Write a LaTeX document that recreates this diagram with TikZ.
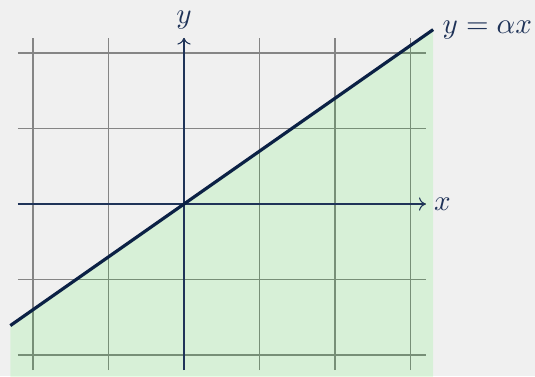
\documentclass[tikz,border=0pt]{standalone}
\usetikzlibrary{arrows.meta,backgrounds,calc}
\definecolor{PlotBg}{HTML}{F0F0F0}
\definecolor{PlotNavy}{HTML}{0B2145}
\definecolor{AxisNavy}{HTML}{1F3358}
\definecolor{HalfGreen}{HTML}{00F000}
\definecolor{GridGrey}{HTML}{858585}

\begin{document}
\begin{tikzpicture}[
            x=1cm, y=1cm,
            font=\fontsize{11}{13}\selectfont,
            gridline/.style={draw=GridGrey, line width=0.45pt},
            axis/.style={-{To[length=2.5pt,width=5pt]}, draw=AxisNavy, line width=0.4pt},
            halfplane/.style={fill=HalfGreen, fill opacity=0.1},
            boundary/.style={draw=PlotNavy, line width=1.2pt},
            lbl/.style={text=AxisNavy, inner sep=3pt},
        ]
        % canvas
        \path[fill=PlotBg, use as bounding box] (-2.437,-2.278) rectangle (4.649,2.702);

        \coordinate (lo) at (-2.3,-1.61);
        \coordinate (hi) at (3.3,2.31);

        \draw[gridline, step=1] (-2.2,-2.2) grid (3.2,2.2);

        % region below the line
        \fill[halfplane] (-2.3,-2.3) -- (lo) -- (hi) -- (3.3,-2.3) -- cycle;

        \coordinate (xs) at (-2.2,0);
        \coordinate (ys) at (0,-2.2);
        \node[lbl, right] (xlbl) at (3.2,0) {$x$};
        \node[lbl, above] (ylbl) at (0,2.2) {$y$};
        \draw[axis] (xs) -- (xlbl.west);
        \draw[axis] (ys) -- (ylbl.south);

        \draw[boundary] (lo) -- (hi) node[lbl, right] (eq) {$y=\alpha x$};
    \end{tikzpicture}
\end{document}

■ **WORK INSTRUCTIONS**
Write out each line of the data exactly; the images should be left out.

■ **ANSWER TO THIS EXERCISE**
Write a LaTeX document that recreates this diagram with TikZ.
\documentclass[tikz,border=0pt]{standalone}
\usetikzlibrary{arrows.meta,backgrounds,calc}
\definecolor{PlotBg}{HTML}{F0F0F0}
\definecolor{PlotNavy}{HTML}{0B2145}
\definecolor{AxisNavy}{HTML}{1F3358}
\definecolor{HalfGreen}{HTML}{00F000}
\definecolor{GridGrey}{HTML}{858585}

\begin{document}
\begin{tikzpicture}[
            x=1cm, y=1cm,
            font=\fontsize{11}{13}\selectfont,
            gridline/.style={draw=GridGrey, line width=0.45pt},
            axis/.style={-{To[length=2.5pt,width=5pt]}, draw=AxisNavy, line width=0.4pt},
            halfplane/.style={fill=HalfGreen, fill opacity=0.1},
            boundary/.style={draw=PlotNavy, line width=1.2pt},
            lbl/.style={text=AxisNavy, inner sep=3pt},
        ]
        % canvas
        \path[fill=PlotBg, use as bounding box] (-2.437,-2.278) rectangle (4.649,2.702);

        \coordinate (lo) at (-2.3,-1.61);
        \coordinate (hi) at (3.3,2.31);

        \draw[gridline, step=1] (-2.2,-2.2) grid (3.2,2.2);

        % region below the line
        \fill[halfplane] (-2.3,-2.3) -- (lo) -- (hi) -- (3.3,-2.3) -- cycle;

        \coordinate (xs) at (-2.2,0);
        \coordinate (ys) at (0,-2.2);
        \node[lbl, right] (xlbl) at (3.2,0) {$x$};
        \node[lbl, above] (ylbl) at (0,2.2) {$y$};
        \draw[axis] (xs) -- (xlbl.west);
        \draw[axis] (ys) -- (ylbl.south);

        \draw[boundary] (lo) -- (hi) node[lbl, right] (eq) {$y=\alpha x$};
    \end{tikzpicture}
\end{document}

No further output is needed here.